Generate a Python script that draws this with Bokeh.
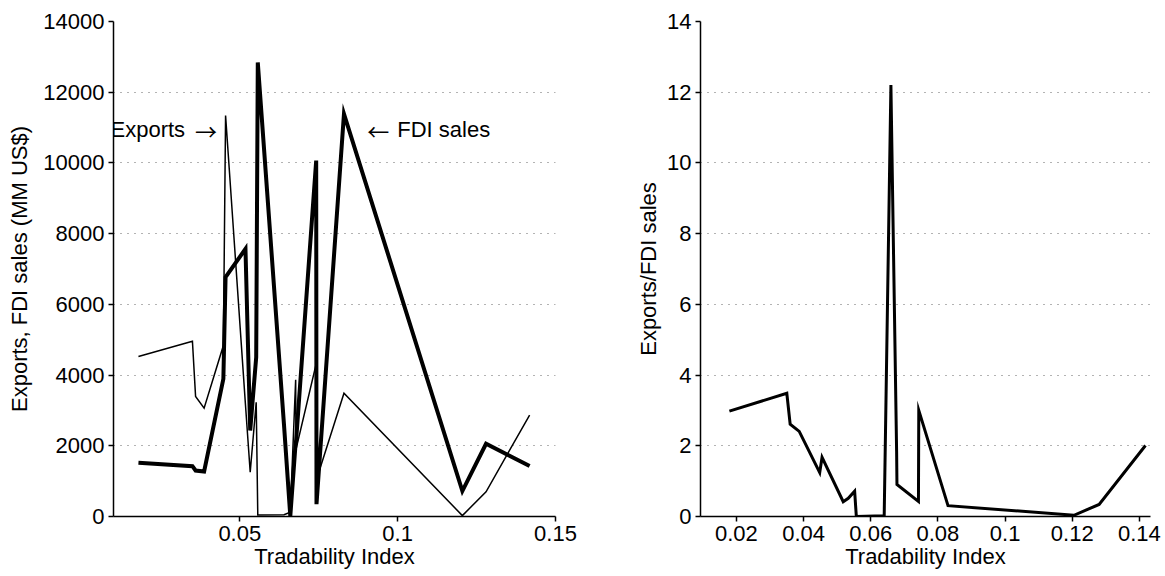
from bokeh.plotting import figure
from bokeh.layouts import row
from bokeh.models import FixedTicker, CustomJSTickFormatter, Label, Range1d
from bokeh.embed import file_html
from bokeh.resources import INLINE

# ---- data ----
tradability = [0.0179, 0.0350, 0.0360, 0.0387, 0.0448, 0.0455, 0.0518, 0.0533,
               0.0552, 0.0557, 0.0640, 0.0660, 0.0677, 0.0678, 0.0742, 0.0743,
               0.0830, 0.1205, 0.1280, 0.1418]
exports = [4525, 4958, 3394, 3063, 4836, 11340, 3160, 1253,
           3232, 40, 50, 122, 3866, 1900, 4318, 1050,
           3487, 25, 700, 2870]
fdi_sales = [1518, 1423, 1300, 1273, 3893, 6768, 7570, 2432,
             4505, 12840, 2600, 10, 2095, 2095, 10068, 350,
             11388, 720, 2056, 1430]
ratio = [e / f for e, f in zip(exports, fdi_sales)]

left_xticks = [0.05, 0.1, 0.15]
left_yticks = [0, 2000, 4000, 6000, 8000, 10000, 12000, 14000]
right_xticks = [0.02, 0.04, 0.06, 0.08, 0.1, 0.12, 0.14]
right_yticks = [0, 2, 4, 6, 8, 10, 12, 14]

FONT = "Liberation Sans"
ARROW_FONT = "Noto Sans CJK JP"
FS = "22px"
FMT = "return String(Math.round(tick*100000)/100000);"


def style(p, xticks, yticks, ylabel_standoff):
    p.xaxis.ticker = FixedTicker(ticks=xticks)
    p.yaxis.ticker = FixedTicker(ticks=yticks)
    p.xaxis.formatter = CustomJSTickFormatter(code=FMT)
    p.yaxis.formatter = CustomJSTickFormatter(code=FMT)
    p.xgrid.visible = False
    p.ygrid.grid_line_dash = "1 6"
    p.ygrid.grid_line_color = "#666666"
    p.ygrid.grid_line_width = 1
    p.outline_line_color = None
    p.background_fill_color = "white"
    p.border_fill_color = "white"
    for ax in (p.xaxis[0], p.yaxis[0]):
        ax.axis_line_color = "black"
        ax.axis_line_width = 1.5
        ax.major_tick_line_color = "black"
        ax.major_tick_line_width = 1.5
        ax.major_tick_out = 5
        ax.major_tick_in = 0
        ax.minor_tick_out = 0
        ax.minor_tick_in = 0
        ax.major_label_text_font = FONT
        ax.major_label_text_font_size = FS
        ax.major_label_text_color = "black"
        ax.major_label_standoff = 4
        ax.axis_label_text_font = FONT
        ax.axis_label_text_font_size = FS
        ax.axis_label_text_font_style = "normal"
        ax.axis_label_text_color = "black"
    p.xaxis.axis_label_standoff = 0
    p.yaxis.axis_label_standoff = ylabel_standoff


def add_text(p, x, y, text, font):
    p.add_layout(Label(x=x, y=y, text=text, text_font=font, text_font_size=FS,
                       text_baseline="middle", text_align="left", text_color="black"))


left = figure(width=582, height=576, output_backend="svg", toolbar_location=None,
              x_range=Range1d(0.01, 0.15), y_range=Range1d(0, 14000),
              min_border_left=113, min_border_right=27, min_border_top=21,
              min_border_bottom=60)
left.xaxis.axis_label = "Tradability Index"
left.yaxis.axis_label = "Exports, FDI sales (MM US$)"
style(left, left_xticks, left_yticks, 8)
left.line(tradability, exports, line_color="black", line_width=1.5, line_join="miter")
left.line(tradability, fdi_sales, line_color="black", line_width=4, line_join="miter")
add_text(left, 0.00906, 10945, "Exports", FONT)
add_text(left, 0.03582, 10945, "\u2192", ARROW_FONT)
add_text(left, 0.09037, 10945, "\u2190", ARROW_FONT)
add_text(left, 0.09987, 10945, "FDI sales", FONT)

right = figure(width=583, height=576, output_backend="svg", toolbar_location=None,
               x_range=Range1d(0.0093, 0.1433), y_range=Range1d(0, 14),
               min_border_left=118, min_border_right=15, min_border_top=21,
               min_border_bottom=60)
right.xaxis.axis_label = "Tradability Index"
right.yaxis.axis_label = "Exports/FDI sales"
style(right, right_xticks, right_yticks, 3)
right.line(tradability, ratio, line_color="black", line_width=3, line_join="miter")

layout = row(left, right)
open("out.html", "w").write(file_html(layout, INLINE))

****************

Starting with the first line of the data above and ending with the line containing "from bokeh.resources import INLINE", please restate every line exactly, leaving images out.

• **WRITTEN RESPONSE**
Generate a Python script that draws this with Bokeh.
from bokeh.plotting import figure
from bokeh.layouts import row
from bokeh.models import FixedTicker, CustomJSTickFormatter, Label, Range1d
from bokeh.embed import file_html
from bokeh.resources import INLINE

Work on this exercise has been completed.